Musings on MBA Internship Recruiting

A major reason people come to business school is to find that dream job that pays pretty well, and makes them jump out of bed every morning. As an internship offer is the first major step in finding that dream job, internship recruiting is a pretty important part of the MBA experience. If I could go back in time and give myself some advice on internship recruiting, I would mention five things:

1. Recruiting is Hard: After successfully getting into an ultra-competitive business school, expecting recruiters to fall at your feet and beg you to bring your awesome talents to their company doesn’t seem to be a particularly crazy idea. Furthermore, recruiters actually validate this mindset for a brief period of time by constantly emailing you, and inviting you to all sorts of company presentations, fancy dinners and coffee chats. However, when actual recruiting starts, you quickly realize the truth: internship recruiting is one of the most difficult things you’ve ever done. If there is one challenge that illustrates the difficulty of MBA internship recruiting, it is the challenge of bringing your “A-game” into yet another interview after having being rejected multiple times.

2. It Goes By Pretty Quickly: Another part of internship recruiting that makes it challenging is the speed of the whole process. After my first week of internship recruiting, I’d been through 8 interviews, and I’d already been rejected by two of the firms that I interviewed with. To make things more vivid, I was actually standing in front of my Amazon interview room when I got the phone call from Bain that told me that I’d been rejected. Was my case unique? Not at all. In fact, I think I had a pretty good run. The truth of the matter is that the process is a really…. really fast roller coaster ride.

3. Guard Your Heart Throughout The Process: I really believe that the most difficult parts of recruiting are actually emotional. If you look at the stories I mentioned earlier (being rejected multiple times, being rejected just before another interview), the challenge isn’t really about physical preparation, but about maintaining perspective, refusing to entertain doubt about your abilities, and sustaining the momentum needed to succeed during the interview. One practice that helped me stay focused during recruiting was refusing to emotionally commit to any firm until I’d actually gotten a job offer. I told myself that I would not build castles in the sky by dreaming about what it would be like to work at any particular firm. I’d just go in, do the interview, and see what happens. It’s definitely easier said than done, but I think this approach actually saved me a lot of heartache throughout my internship recruiting process.

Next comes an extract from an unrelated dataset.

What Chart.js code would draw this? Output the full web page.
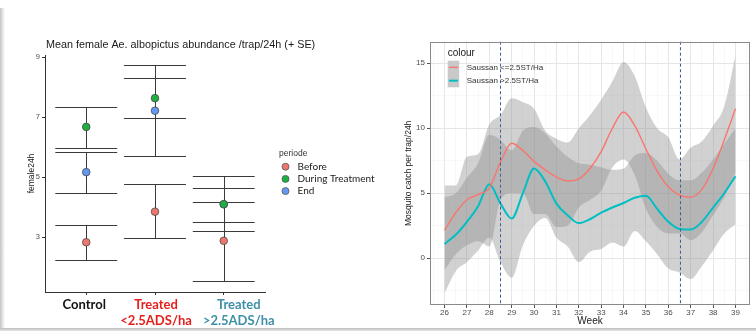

4. Focus Consistently Trumps Diversification: I don’t think a whole lot needs to be said here. My only addition would be that if you are focused on changing your industry, job function and location at the same time, realize that this is a very risky strategy. My advice would be to try to change at most two of these three criteria. If you really want to pursue all three, clearly articulate what steps you would take in the very likely event that you don’t achieve your goal.

5. Miracles Do Happen!: After all the doom and gloom of this post, I’m happy to end on a rather positive note. Despite the fact that recruiting is really difficult, miracles do happen! A small group of people get a job offer from their very first interview. Others end the rigorous recruiting process with really cool jobs in their target industry. The happy faces you see on the marketing materials are true stories. For all you know, that lucky person might as well be you!

Any additional thoughts on how best to manage internship recruiting?